Perte’s appointment, at the same time as a brother-in-law’s, to the court of augmentations in 1545 may have been connected with his introduction to Queen Catherine Parr, whose accounts he was helping Anthony Bourchier to audit two years later, and to Catherine’s last husband Thomas, Baron Seymour of Sudeley, who leased to him the site of the ‘clerks’ at Offley in Hertfordshire. It was doubtless to one or other of these patrons that Perte owed his election to the Parliament of 1547; he probably sat for a borough in Wiltshire (the returns for all of them being lost), where the couple’s influence was extensive. After Seymour’s fall Perte was one of his servants recommended to the Protector Somerset by (Sir) Hugh Paulet and John Berwick as suitable to enter the Protector’s service, but with what result is unknown. His widow was to marry William Clerke, another of the men so recommended, and his brother-in-law Thomas Tyndale replaced him as the auditor in the court of augmentations for North Wales.6

Ref Volumes: 1509-1558

Authors: P. S. Edwards / A. D.K. Hawkyard

Notes

  • 1. Did not serve for the full duration of the Parliament; CJ, i. 6.
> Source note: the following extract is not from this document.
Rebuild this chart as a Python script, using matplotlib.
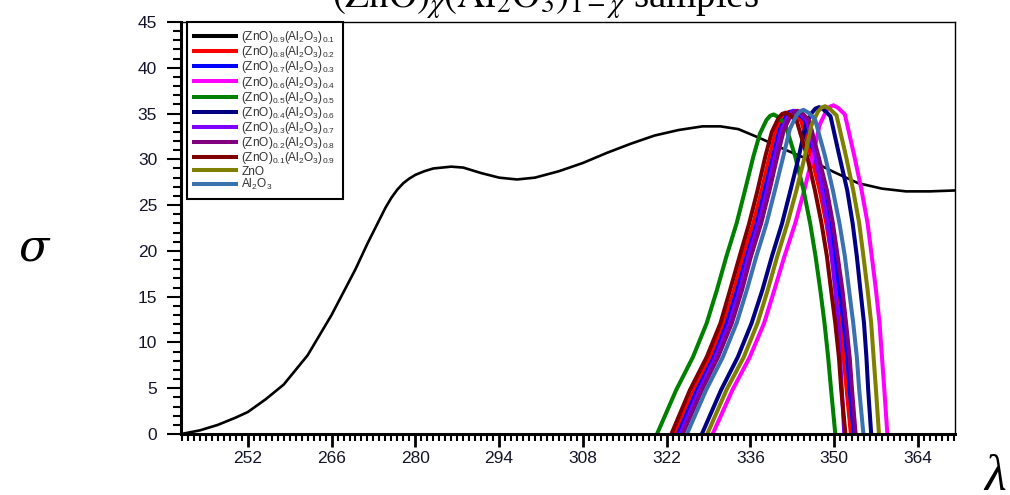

  • 2. Date of birth estimated from first two appointments Worcester consist. ct. wills 1523; B. W. Greenfield, Gen. Fam. of Tyndale (1843) no pagination; PCC 9 Spence.
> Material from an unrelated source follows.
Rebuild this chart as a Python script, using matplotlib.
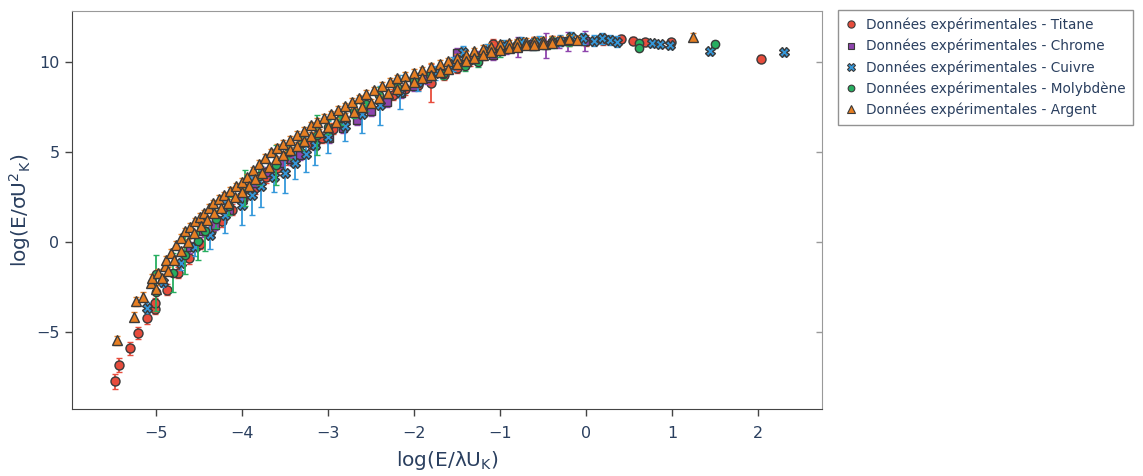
import matplotlib
matplotlib.use("Agg")
import matplotlib.pyplot as plt
from matplotlib.lines import Line2D

plt.rcParams["font.family"] = ["DejaVu Sans"]
plt.rcParams["mathtext.fontset"] = "dejavusans"

TEXT = "#2a3f5f"
EDGE = "#3a3a3a"

# Titane
titane_x = [-5.47, -5.42, -5.30, -5.20, -5.10, -5.01, -5.01, -4.87, -4.74, -4.61,
            -4.48, -4.36, -4.23, -4.11, -3.98, -3.85, -3.72, -3.59, -3.46, -3.33,
            -3.20, -3.07, -2.94, -2.80, -2.66, -2.52, -2.38, -2.24, -2.10, -1.95,
            -1.80, -1.65, -1.50, -1.35, -1.20, -1.08, -0.95, -0.80, -0.60, -0.40,
            -0.20, 0.00, 0.20, 0.41, 0.55, 0.69, 0.99, 2.03]
titane_y = [-7.75, -6.85, -5.90, -5.05, -4.20, -3.70, -3.40, -2.65, -1.70, -0.90,
            -0.10, 0.60, 1.15, 1.80, 2.40, 3.00, 3.60, 4.10, 4.60, 5.10,
            5.45, 5.80, 6.30, 6.70, 7.10, 7.50, 7.85, 8.20, 8.50, 8.75,
            8.85, 9.30, 9.70, 10.10, 10.45, 11.00, 10.80, 10.95, 11.10, 11.15,
            11.20, 11.20, 11.25, 11.30, 11.20, 11.10, 11.10, 10.20]
titane_err = [0.40, 0.40, 0.35, 0.35, 0.35, 0.30, 0.30, 0.30, 0.30, 0.30,
              0.30, 0.30, 0.30, 0.30, 0.30, 0.30, 0.30, 0.30, 0.30, 0.30,
              0.30, 0.30, 0.30, 0.30, 0.30, 0.30, 0.30, 0.30, 0.30, 0.30,
              1.05, 0.30, 0.30, 0.30, 0.30, 0.30, 0.30, 0.30, 0.30, 0.30,
              0.30, 0.30, 0.30, 0.20, 0.20, 0.20, 0.20, 0.20]

# Chrome
chrome_x = [-4.60, -4.45, -4.31, -4.15, -4.00, -3.85, -3.70, -3.55, -3.43, -3.32,
            -3.15, -2.99, -2.82, -2.66, -2.50, -2.31, -2.15, -2.00, -1.85, -1.70,
            -1.50, -1.39, -1.25, -1.08, -0.93, -0.79, -0.62, -0.46, -0.32, -0.21,
            -0.01]
chrome_y = [-0.30, 0.60, 0.95, 1.80, 2.50, 3.30, 3.90, 4.40, 4.60, 4.85,
            5.40, 5.80, 6.35, 6.80, 7.30, 7.80, 8.30, 8.70, 9.10, 9.50,
            10.50, 10.00, 10.30, 10.40, 10.75, 10.87, 11.00, 10.95, 11.10, 11.17,
            11.20]
chrome_err = [0.30, 0.30, 0.30, 0.30, 0.30, 0.30, 0.30, 0.30, 0.30, 0.30,
              0.30, 0.30, 0.30, 0.30, 0.30, 0.30, 0.30, 0.30, 0.30, 0.30,
              0.30, 0.30, 0.30, 0.30, 0.30, 0.56, 0.30, 0.70, 0.30, 0.53,
              0.55]

# Cuivre
cuivre_x = [-5.10, -4.91, -4.70, -4.54, -4.37, -4.19, -4.00, -3.88, -3.77, -3.62,
            -3.50, -3.38, -3.25, -3.15, -3.00, -2.80, -2.60, -2.39, -2.16, -1.95,
            -1.75, -1.55, -1.43, -1.15, -0.95, -0.75, -0.55, -0.30, -0.17, -0.03,
            0.09, 0.18, 0.28, 0.36, 0.76, 0.86, 0.98, 1.44, 2.30]
cuivre_y = [-3.65, -2.20, -1.15, -0.25, 0.40, 1.50, 2.05, 2.60, 3.10, 3.60,
            3.85, 4.40, 4.90, 5.40, 5.85, 6.45, 7.10, 7.60, 8.35, 8.90,
            9.40, 9.90, 10.59, 10.70, 10.95, 11.10, 11.15, 11.20, 11.39, 11.33,
            11.20, 11.33, 11.24, 11.15, 11.05, 11.00, 10.95, 10.60, 10.55]
cuivre_err = [0.30, 0.30, 0.40, 0.50, 0.80, 1.00, 1.10, 1.10, 1.15, 0.80,
              1.10, 0.90, 1.00, 1.10, 0.90, 0.85, 1.05, 1.10, 0.95, 0.50,
              0.40, 0.40, 0.30, 0.30, 0.30, 0.30, 0.30, 0.30, 0.30, 0.30,
              0.30, 0.30, 0.30, 0.30, 0.20, 0.20, 0.20, 0.20, 0.20]

# Molybdène
molybdene_x = [-4.99, -4.99, -4.80, -4.66, -4.51, -4.43, -4.30, -4.15, -3.96, -3.80,
               -3.60, -3.45, -3.30, -3.13, -3.00, -2.85, -2.70, -2.55, -2.40, -2.20,
               -2.00, -1.81, -1.66, -1.41, -1.25, -1.00, -0.80, -0.60, -0.40, -0.20,
               0.61, 0.61, 1.50]
molybdene_y = [-2.75, -1.80, -1.70, -0.70, 0.05, 0.60, 1.30, 2.00, 3.00, 3.70,
               4.30, 5.00, 5.50, 5.95, 6.40, 6.90, 7.30, 7.70, 8.20, 8.60,
               9.00, 9.29, 9.35, 9.80, 10.03, 10.60, 10.90, 11.00, 11.10, 11.20,
               11.05, 10.80, 11.00]
molybdene_err = [1.10, 1.10, 1.10, 1.05, 1.05, 1.10, 0.50, 0.50, 1.00, 0.50,
                 1.10, 0.40, 0.40, 1.10, 0.40, 0.40, 0.40, 0.40, 0.40, 0.30,
                 0.30, 0.30, 0.30, 0.30, 0.30, 0.30, 0.30, 0.30, 0.30, 0.30,
                 0.20, 0.20, 0.20]

# Argent
argent_x = [-5.45, -5.25, -5.23, -5.15, -5.05, -5.04, -4.97, -4.89, -4.88, -4.82,
            -4.76, -4.70, -4.66, -4.60, -4.54, -4.48, -4.44, -4.38, -4.33, -4.26,
            -4.20, -4.13, -4.06, -4.00, -3.94, -3.87, -3.80, -3.73, -3.66, -3.59,
            -3.52, -3.44, -3.36, -3.28, -3.20, -3.12, -3.04, -2.96, -2.88, -2.80,
            -2.72, -2.64, -2.55, -2.46, -2.37, -2.28, -2.19, -2.10, -2.00, -1.90,
            -1.80, -1.70, -1.60, -1.50, -1.40, -1.30, -1.20, -1.10, -1.00, -0.90,
            -0.80, -0.70, -0.60, -0.50, -0.40, -0.30, -0.20, -0.10, 1.24,
            -5.00, -4.93, -4.85, -4.78, -4.70, -4.62, -4.55, -4.47, -4.40, -4.32,
            -4.24, -4.16, -4.08, -4.00, -3.92, -3.84, -3.76, -3.68, -3.60, -3.52,
            -3.44, -3.36, -3.28, -3.20, -3.10, -3.00, -2.90, -2.80, -2.70, -2.60,
            -2.50, -2.40, -2.30, -2.20, -2.10, -2.00, -1.90, -1.80, -1.70, -1.60,
            -1.50, -1.40, -1.30, -1.20, -1.10, -1.00, -0.90, -0.80, -0.70, -0.60,
            -0.50, -0.40]
argent_y = [-5.45, -4.15, -3.30, -3.05, -2.30, -2.00, -1.70, -1.35, -1.00, -0.60,
            -0.15, 0.25, 0.60, 0.85, 1.15, 1.40, 1.60, 1.90, 2.15, 2.40,
            2.60, 2.85, 3.10, 3.35, 3.60, 4.00, 4.35, 4.70, 5.00, 5.25,
            5.45, 5.70, 5.95, 6.20, 6.50, 6.70, 6.90, 7.10, 7.35, 7.55,
            7.80, 8.00, 8.25, 8.45, 8.70, 8.90, 9.10, 9.25, 9.40, 9.55,
            9.75, 9.90, 10.05, 10.25, 10.40, 10.60, 10.75, 10.85, 11.00, 11.05,
            11.10, 11.15, 11.20, 11.20, 11.25, 11.25, 11.30, 11.25, 11.40,
            -2.60, -2.00, -1.60, -1.00, -0.50, 0.00, 0.50, 0.90, 1.25, 1.60,
            1.90, 2.20, 2.50, 2.80, 3.10, 3.50, 3.85, 4.20, 4.60, 4.85,
            5.10, 5.35, 5.60, 5.90, 6.10, 6.40, 6.70, 7.00, 7.25, 7.50,
            7.75, 8.00, 8.30, 8.50, 8.75, 8.90, 9.10, 9.30, 9.45, 9.65,
            9.90, 10.05, 10.25, 10.40, 10.55, 10.70, 10.80, 10.85, 10.95, 10.95,
            11.00, 11.05]
argent_err = [0.25, 0.25, 0.25, 0.25] + [0.20] * 117

SERIES = [
    ("Données expérimentales - Titane", titane_x, titane_y, titane_err, "o", "#E74C3C", 6.5),
    ("Données expérimentales - Chrome", chrome_x, chrome_y, chrome_err, "s", "#8E44AD", 6.0),
    ("Données expérimentales - Cuivre", cuivre_x, cuivre_y, cuivre_err, "X", "#3498DB", 7.0),
    ("Données expérimentales - Molybdène", molybdene_x, molybdene_y, molybdene_err, "o", "#27AE60", 6.0),
    ("Données expérimentales - Argent", argent_x, argent_y, argent_err, "^", "#E67E22", 7.2),
]

fig = plt.figure(figsize=(11.43, 4.76), dpi=100)
ax = fig.add_axes([72 / 1143, 1 - 409 / 476, 750 / 1143, 398 / 476])

handles = []
for i, (label, xs, ys, errs, marker, color, size) in enumerate(SERIES):
    ax.errorbar(xs, ys, yerr=errs, fmt=marker, color=color, ecolor=color,
                elinewidth=1.3, capsize=2.5, capthick=1.3,
                markersize=size, markeredgecolor=EDGE, markeredgewidth=1.0,
                zorder=3 + i)
    handles.append(Line2D([], [], linestyle="none", marker=marker,
                          markerfacecolor=color, markeredgecolor=EDGE,
                          markeredgewidth=0.8, markersize=size * 0.8, label=label))

ax.set_xlim(-5.97, 2.74)
ax.set_ylim(-9.28, 12.85)
ax.set_xticks([-5, -4, -3, -2, -1, 0, 1, 2])
ax.set_yticks([-5, 0, 5, 10])
ax.set_xticklabels(["\u22125", "\u22124", "\u22123", "\u22122", "\u22121", "0", "1", "2"])
ax.set_yticklabels(["\u22125", "0", "5", "10"])

for side in ("left", "bottom"):
    ax.spines[side].set_color("#444444")
for side in ("top", "right"):
    ax.spines[side].set_color("#999999")

ax.tick_params(axis="both", which="major", direction="out", length=5, width=1,
               color="#444444", labelcolor=TEXT, labelsize=11.5, pad=4)
ax.tick_params(axis="x", pad=7)
ax.tick_params(axis="y", right=True, labelright=False)
for t in ax.yaxis.get_ticklines()[1::2]:
    t.set_markeredgecolor("#999999")
    t.set_marker(0)
    t.set_markersize(4)

ax.set_xlabel(r"log(E/λU$_{\mathrm{K}}$)", fontsize=14.5, color=TEXT, labelpad=6)
ax.set_ylabel(r"log(E/σU$^{\mathrm{2}}$$_{\mathrm{K}}$)", fontsize=14.5, color=TEXT, labelpad=2)

leg = fig.legend(handles=handles, loc="upper left",
                 bbox_to_anchor=(838 / 1143, 1 - 10 / 476),
                 fontsize=9.8, frameon=True, fancybox=False,
                 handlelength=0.8, handletextpad=0.7, labelspacing=0.5,
                 borderpad=0.55, borderaxespad=0)
leg.get_frame().set_edgecolor("#777777")
leg.get_frame().set_linewidth(1.0)
for txt in leg.get_texts():
    txt.set_color(TEXT)

fig.savefig("out.png", dpi=100)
  • 3. Val. Eccles. ii. 475, 480; W. C. Richardson, Ct. Augmentations. 110, 281, 494; LP Hen. VIII, xx, xxi; HMC Bath, iv. 109.
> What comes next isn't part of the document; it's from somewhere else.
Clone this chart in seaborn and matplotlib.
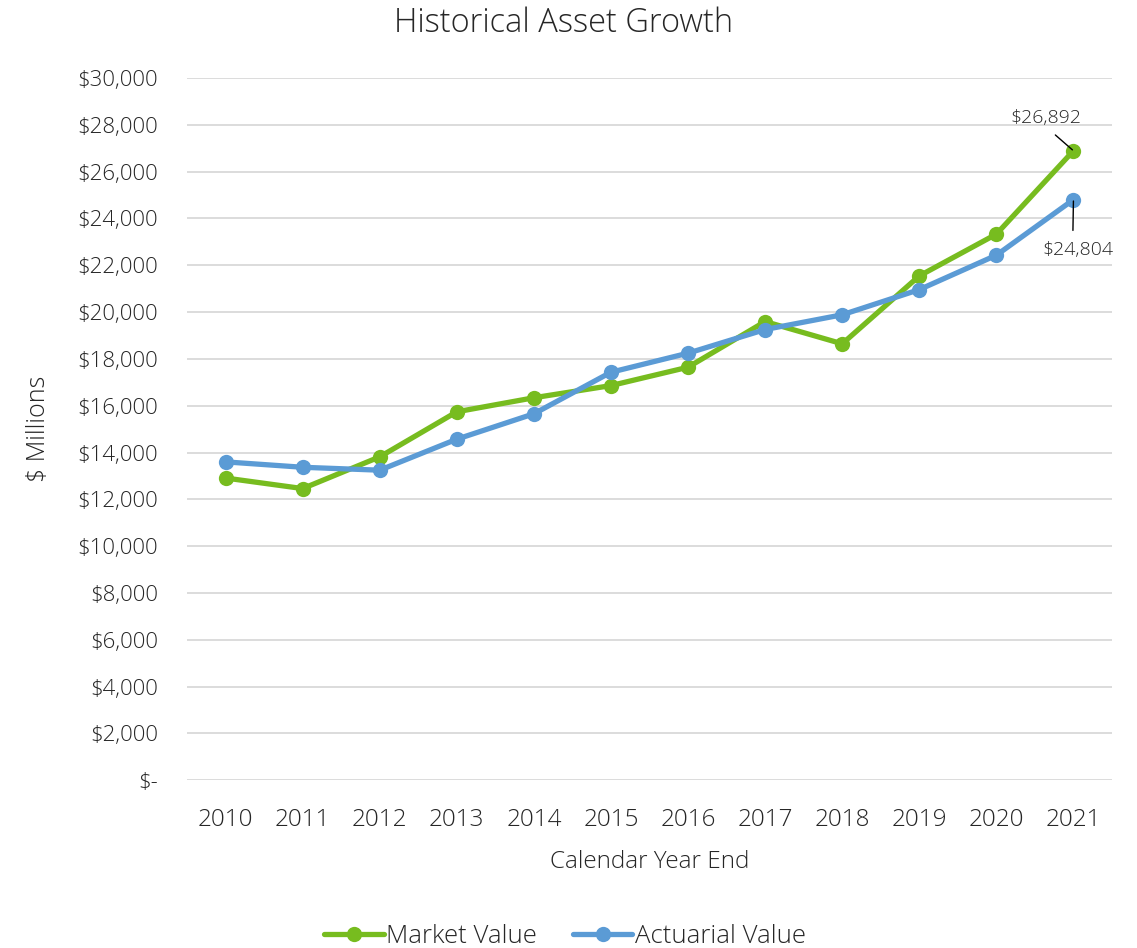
import matplotlib
matplotlib.use("Agg")
import matplotlib.pyplot as plt
import seaborn as sns
import pandas as pd
import numpy as np
from matplotlib.ticker import FuncFormatter
from matplotlib.lines import Line2D

years = ["2010", "2011", "2012", "2013", "2014", "2015", "2016", "2017", "2018", "2019", "2020", "2021"]
market_value = [12910, 12460, 13815, 15740, 16340, 16860, 17645, 19595, 18645, 21545, 23330, 26892]
actuarial_value = [13600, 13370, 13245, 14570, 15655, 17430, 18245, 19255, 19885, 20960, 22430, 24804]
series_names = ["Market Value", "Actuarial Value"]
colors = ["#77BC1F", "#5B9BD5"]

df = pd.DataFrame({
    "pos": list(range(len(years))) * 2,
    "value": market_value + actuarial_value,
    "series": [series_names[0]] * len(years) + [series_names[1]] * len(years),
})

sns.set_theme(style="white")
plt.rcParams["font.family"] = ["Open Sans", "DejaVu Sans"]
plt.rcParams["font.weight"] = "light"
text_color = "#262626"

fig = plt.figure(figsize=(11.37, 9.48), dpi=100)
ax = fig.add_axes([0.1645, 0.177, 0.978 - 0.1645, 0.9177 - 0.177])

sns.lineplot(data=df, x="pos", y="value", hue="series", palette=colors,
             marker="o", markersize=11, markeredgewidth=0, linewidth=3.8,
             ax=ax, legend=False)

ax.set_xlim(-0.5, len(years) - 0.5)
ax.set_ylim(0, 30000)
ax.set_yticks(np.arange(0, 30001, 2000))
ax.yaxis.set_major_formatter(FuncFormatter(lambda v, p: "$-" if v == 0 else f"${v:,.0f}"))
ax.set_xticks(range(len(years)))
ax.set_xticklabels(years)
ax.tick_params(axis="both", length=0, colors=text_color)
ax.tick_params(axis="y", pad=21, labelsize=16)
ax.tick_params(axis="x", pad=20, labelsize=17.5)
for lab in ax.get_xticklabels() + ax.get_yticklabels():
    lab.set_fontweight("light")
ax.grid(axis="y", color="#D9D9D9", linewidth=1.3)
ax.set_axisbelow(True)
for s in ["top", "right", "left", "bottom"]:
    ax.spines[s].set_visible(False)

ax.set_xlabel("Calendar Year End", fontsize=17.5, color=text_color, labelpad=13, fontweight="light")
ax.set_ylabel("$ Millions", fontsize=18, color=text_color, labelpad=19, fontweight="light")
fig.text(0.4955, 0.975, "Historical Asset Growth", ha="center", va="center",
         fontsize=23.5, color=text_color, fontweight="light")

last = len(years) - 1
ax.annotate(f"${market_value[-1]:,}", xy=(last, market_value[-1]),
            xytext=(-19.5, 23.5), textcoords="offset points", ha="center", va="center",
            fontsize=14, color=text_color, fontweight="light",
            arrowprops=dict(arrowstyle="-", color="black", lw=1, shrinkA=5, shrinkB=1,
                            relpos=(0.5, 0.0)))
ax.annotate(f"${actuarial_value[-1]:,}", xy=(last, actuarial_value[-1]),
            xytext=(3.6, -36), textcoords="offset points", ha="center", va="center",
            fontsize=14, color=text_color, fontweight="light",
            arrowprops=dict(arrowstyle="-", color="black", lw=1, shrinkA=5, shrinkB=1,
                            relpos=(0.42, 1.0)))

handles = [Line2D([0], [0], color=c, lw=3.8, marker="o", markersize=11, markeredgewidth=0) for c in colors]
leg = fig.legend(handles, series_names, loc="center", bbox_to_anchor=(0.497, 0.012),
                 ncol=2, frameon=False, fontsize=18.5, handlelength=2.3,
                 handletextpad=0.1, columnspacing=1.4)
for t in leg.get_texts():
    t.set_color(text_color)
    t.set_fontweight("light")

fig.savefig("out.png", dpi=100)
  • 4. CJ, i. 6; CPR, 1553, p. 170; Rep. Roy. Comm. of 1552 (Archs. of Brit. Hist. and Culture iii), 49, 61, 63; Bristol and Glos. Arch. Soc. Trans. xlix. 119, 120; LP Hen. VIII, xxi; Vis. Glos. (Harl. Soc. xxi). 170; CPR, 1553, p. 119.
  • 5. Worcester consist. ct. wills 1523; Bristol and Glos. Arch. Soc. Trans. xlix. 119, 120; lix. 248; LP Hen. VIII, xix.
  • 6. E163/12/17, nos. 31, 56; Bath mss, Seymour pprs. 9/245 ex inf. Julianna Marker; HMC Bath, iv. 109.